YOUR OBJECTIVE: Without including the pictures, copy out every line below.
>> start
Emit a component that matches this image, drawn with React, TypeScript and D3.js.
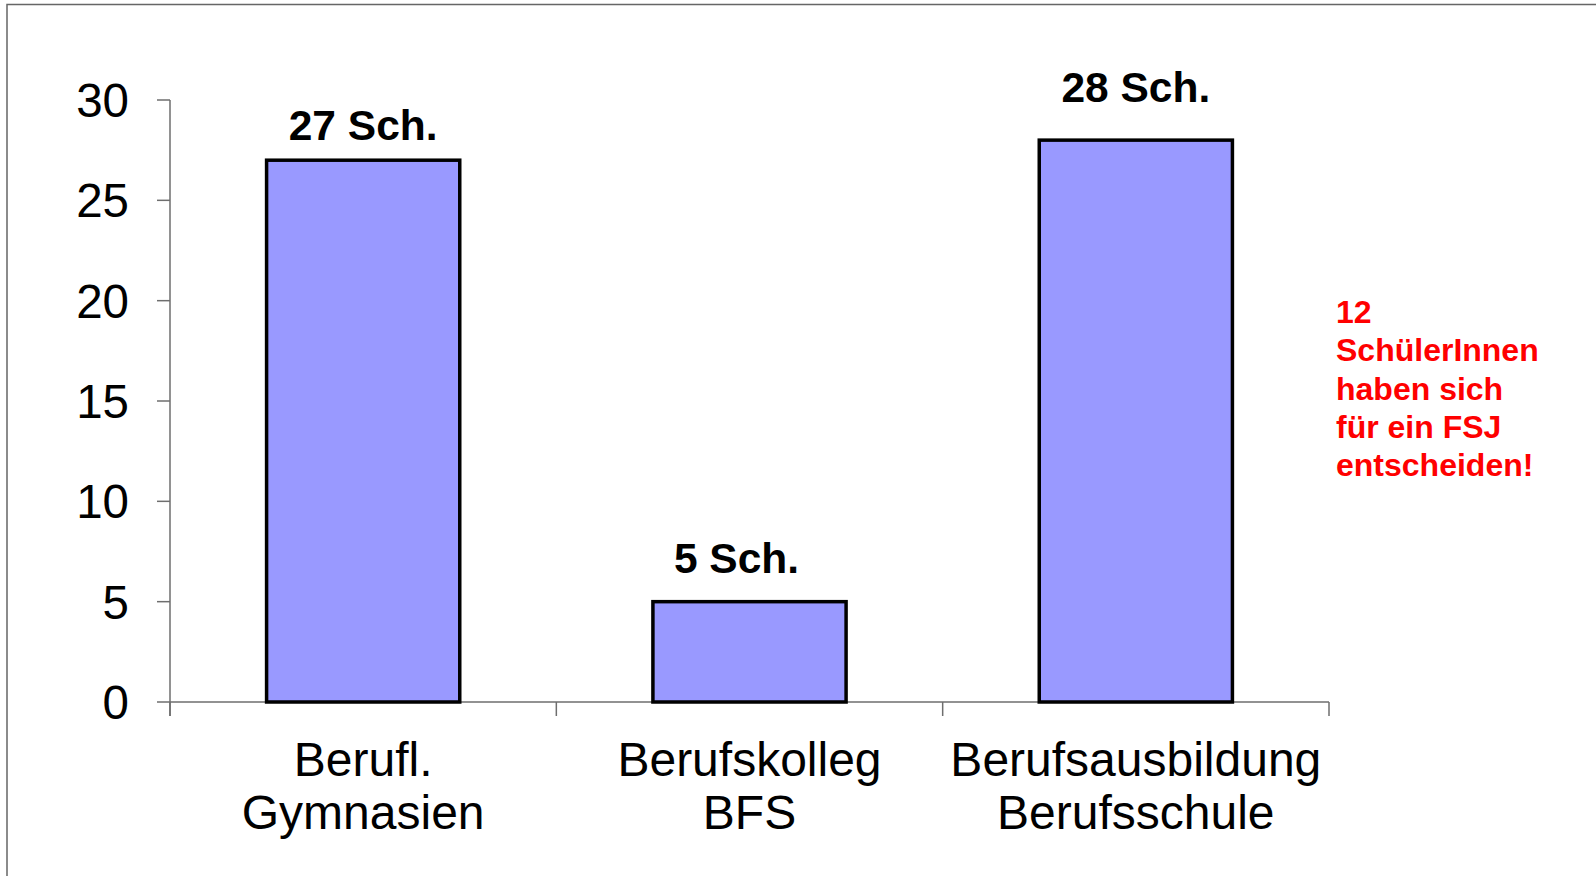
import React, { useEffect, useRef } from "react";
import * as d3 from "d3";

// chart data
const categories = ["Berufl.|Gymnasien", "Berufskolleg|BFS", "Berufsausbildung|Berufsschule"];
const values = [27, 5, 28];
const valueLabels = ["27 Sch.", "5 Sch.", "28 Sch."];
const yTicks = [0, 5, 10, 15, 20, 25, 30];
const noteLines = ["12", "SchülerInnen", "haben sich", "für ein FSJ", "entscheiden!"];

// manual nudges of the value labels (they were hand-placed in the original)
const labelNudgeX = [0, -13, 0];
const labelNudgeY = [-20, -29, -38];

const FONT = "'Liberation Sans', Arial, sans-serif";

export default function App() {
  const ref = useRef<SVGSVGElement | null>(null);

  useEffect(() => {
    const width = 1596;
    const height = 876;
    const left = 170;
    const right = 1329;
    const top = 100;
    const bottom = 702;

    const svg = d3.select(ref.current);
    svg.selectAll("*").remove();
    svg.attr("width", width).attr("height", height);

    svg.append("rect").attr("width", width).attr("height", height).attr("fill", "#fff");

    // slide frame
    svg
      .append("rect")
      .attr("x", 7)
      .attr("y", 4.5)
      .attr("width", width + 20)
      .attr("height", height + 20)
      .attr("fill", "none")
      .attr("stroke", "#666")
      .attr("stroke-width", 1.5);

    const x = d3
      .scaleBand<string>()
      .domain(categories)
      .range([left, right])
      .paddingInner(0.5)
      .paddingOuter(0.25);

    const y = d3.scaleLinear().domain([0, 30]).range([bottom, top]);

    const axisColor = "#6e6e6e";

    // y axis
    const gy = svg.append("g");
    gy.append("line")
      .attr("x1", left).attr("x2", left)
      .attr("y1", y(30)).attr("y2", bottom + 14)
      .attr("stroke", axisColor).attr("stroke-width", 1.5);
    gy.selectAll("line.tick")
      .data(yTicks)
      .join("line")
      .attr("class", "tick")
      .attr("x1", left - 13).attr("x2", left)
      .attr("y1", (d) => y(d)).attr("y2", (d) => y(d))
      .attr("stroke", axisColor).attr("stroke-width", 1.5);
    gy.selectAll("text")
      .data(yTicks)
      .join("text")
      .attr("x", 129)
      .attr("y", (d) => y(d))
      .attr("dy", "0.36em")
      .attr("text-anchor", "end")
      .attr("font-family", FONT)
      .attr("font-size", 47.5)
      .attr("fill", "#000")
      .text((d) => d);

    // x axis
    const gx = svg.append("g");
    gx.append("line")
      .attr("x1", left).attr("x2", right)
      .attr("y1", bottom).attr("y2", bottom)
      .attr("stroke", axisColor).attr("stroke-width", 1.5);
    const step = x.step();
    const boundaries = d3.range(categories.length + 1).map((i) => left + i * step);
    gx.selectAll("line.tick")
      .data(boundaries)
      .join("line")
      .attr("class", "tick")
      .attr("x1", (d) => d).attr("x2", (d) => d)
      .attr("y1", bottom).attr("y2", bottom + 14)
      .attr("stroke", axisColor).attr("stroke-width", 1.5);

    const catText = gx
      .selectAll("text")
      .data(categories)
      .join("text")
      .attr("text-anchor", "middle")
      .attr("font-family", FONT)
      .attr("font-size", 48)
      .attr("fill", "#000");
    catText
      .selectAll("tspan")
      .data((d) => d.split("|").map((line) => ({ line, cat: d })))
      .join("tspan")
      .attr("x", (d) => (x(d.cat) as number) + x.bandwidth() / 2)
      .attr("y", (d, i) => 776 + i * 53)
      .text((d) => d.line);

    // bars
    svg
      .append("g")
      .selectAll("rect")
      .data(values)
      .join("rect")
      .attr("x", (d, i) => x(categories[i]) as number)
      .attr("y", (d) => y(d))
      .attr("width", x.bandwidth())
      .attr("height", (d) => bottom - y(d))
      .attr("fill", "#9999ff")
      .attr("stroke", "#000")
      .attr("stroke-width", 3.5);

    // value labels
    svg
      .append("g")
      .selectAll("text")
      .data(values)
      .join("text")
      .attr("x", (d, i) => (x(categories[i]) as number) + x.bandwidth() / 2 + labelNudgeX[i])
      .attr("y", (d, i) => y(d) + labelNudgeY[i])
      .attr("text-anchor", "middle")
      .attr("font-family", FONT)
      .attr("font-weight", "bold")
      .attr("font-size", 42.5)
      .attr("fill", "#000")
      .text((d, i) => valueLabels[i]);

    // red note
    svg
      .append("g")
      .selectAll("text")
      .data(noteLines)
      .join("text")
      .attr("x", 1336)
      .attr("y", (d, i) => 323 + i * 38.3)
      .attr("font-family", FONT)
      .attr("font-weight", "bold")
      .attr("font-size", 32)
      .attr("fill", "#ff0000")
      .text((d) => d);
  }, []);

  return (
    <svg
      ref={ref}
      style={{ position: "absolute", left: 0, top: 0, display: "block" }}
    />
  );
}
>> end
FULL ANSWER:
Emit a component that matches this image, drawn with React, TypeScript and D3.js.
import React, { useEffect, useRef } from "react";
import * as d3 from "d3";

// chart data
const categories = ["Berufl.|Gymnasien", "Berufskolleg|BFS", "Berufsausbildung|Berufsschule"];
const values = [27, 5, 28];
const valueLabels = ["27 Sch.", "5 Sch.", "28 Sch."];
const yTicks = [0, 5, 10, 15, 20, 25, 30];
const noteLines = ["12", "SchülerInnen", "haben sich", "für ein FSJ", "entscheiden!"];

// manual nudges of the value labels (they were hand-placed in the original)
const labelNudgeX = [0, -13, 0];
const labelNudgeY = [-20, -29, -38];

const FONT = "'Liberation Sans', Arial, sans-serif";

export default function App() {
  const ref = useRef<SVGSVGElement | null>(null);

  useEffect(() => {
    const width = 1596;
    const height = 876;
    const left = 170;
    const right = 1329;
    const top = 100;
    const bottom = 702;

    const svg = d3.select(ref.current);
    svg.selectAll("*").remove();
    svg.attr("width", width).attr("height", height);

    svg.append("rect").attr("width", width).attr("height", height).attr("fill", "#fff");

    // slide frame
    svg
      .append("rect")
      .attr("x", 7)
      .attr("y", 4.5)
      .attr("width", width + 20)
      .attr("height", height + 20)
      .attr("fill", "none")
      .attr("stroke", "#666")
      .attr("stroke-width", 1.5);

    const x = d3
      .scaleBand<string>()
      .domain(categories)
      .range([left, right])
      .paddingInner(0.5)
      .paddingOuter(0.25);

    const y = d3.scaleLinear().domain([0, 30]).range([bottom, top]);

    const axisColor = "#6e6e6e";

    // y axis
    const gy = svg.append("g");
    gy.append("line")
      .attr("x1", left).attr("x2", left)
      .attr("y1", y(30)).attr("y2", bottom + 14)
      .attr("stroke", axisColor).attr("stroke-width", 1.5);
    gy.selectAll("line.tick")
      .data(yTicks)
      .join("line")
      .attr("class", "tick")
      .attr("x1", left - 13).attr("x2", left)
      .attr("y1", (d) => y(d)).attr("y2", (d) => y(d))
      .attr("stroke", axisColor).attr("stroke-width", 1.5);
    gy.selectAll("text")
      .data(yTicks)
      .join("text")
      .attr("x", 129)
      .attr("y", (d) => y(d))
      .attr("dy", "0.36em")
      .attr("text-anchor", "end")
      .attr("font-family", FONT)
      .attr("font-size", 47.5)
      .attr("fill", "#000")
      .text((d) => d);

    // x axis
    const gx = svg.append("g");
    gx.append("line")
      .attr("x1", left).attr("x2", right)
      .attr("y1", bottom).attr("y2", bottom)
      .attr("stroke", axisColor).attr("stroke-width", 1.5);
    const step = x.step();
    const boundaries = d3.range(categories.length + 1).map((i) => left + i * step);
    gx.selectAll("line.tick")
      .data(boundaries)
      .join("line")
      .attr("class", "tick")
      .attr("x1", (d) => d).attr("x2", (d) => d)
      .attr("y1", bottom).attr("y2", bottom + 14)
      .attr("stroke", axisColor).attr("stroke-width", 1.5);

    const catText = gx
      .selectAll("text")
      .data(categories)
      .join("text")
      .attr("text-anchor", "middle")
      .attr("font-family", FONT)
      .attr("font-size", 48)
      .attr("fill", "#000");
    catText
      .selectAll("tspan")
      .data((d) => d.split("|").map((line) => ({ line, cat: d })))
      .join("tspan")
      .attr("x", (d) => (x(d.cat) as number) + x.bandwidth() / 2)
      .attr("y", (d, i) => 776 + i * 53)
      .text((d) => d.line);

    // bars
    svg
      .append("g")
      .selectAll("rect")
      .data(values)
      .join("rect")
      .attr("x", (d, i) => x(categories[i]) as number)
      .attr("y", (d) => y(d))
      .attr("width", x.bandwidth())
      .attr("height", (d) => bottom - y(d))
      .attr("fill", "#9999ff")
      .attr("stroke", "#000")
      .attr("stroke-width", 3.5);

    // value labels
    svg
      .append("g")
      .selectAll("text")
      .data(values)
      .join("text")
      .attr("x", (d, i) => (x(categories[i]) as number) + x.bandwidth() / 2 + labelNudgeX[i])
      .attr("y", (d, i) => y(d) + labelNudgeY[i])
      .attr("text-anchor", "middle")
      .attr("font-family", FONT)
      .attr("font-weight", "bold")
      .attr("font-size", 42.5)
      .attr("fill", "#000")
      .text((d, i) => valueLabels[i]);

    // red note
    svg
      .append("g")
      .selectAll("text")
      .data(noteLines)
      .join("text")
      .attr("x", 1336)
      .attr("y", (d, i) => 323 + i * 38.3)
      .attr("font-family", FONT)
      .attr("font-weight", "bold")
      .attr("font-size", 32)
      .attr("fill", "#ff0000")
      .text((d) => d);
  }, []);

  return (
    <svg
      ref={ref}
      style={{ position: "absolute", left: 0, top: 0, display: "block" }}
    />
  );
}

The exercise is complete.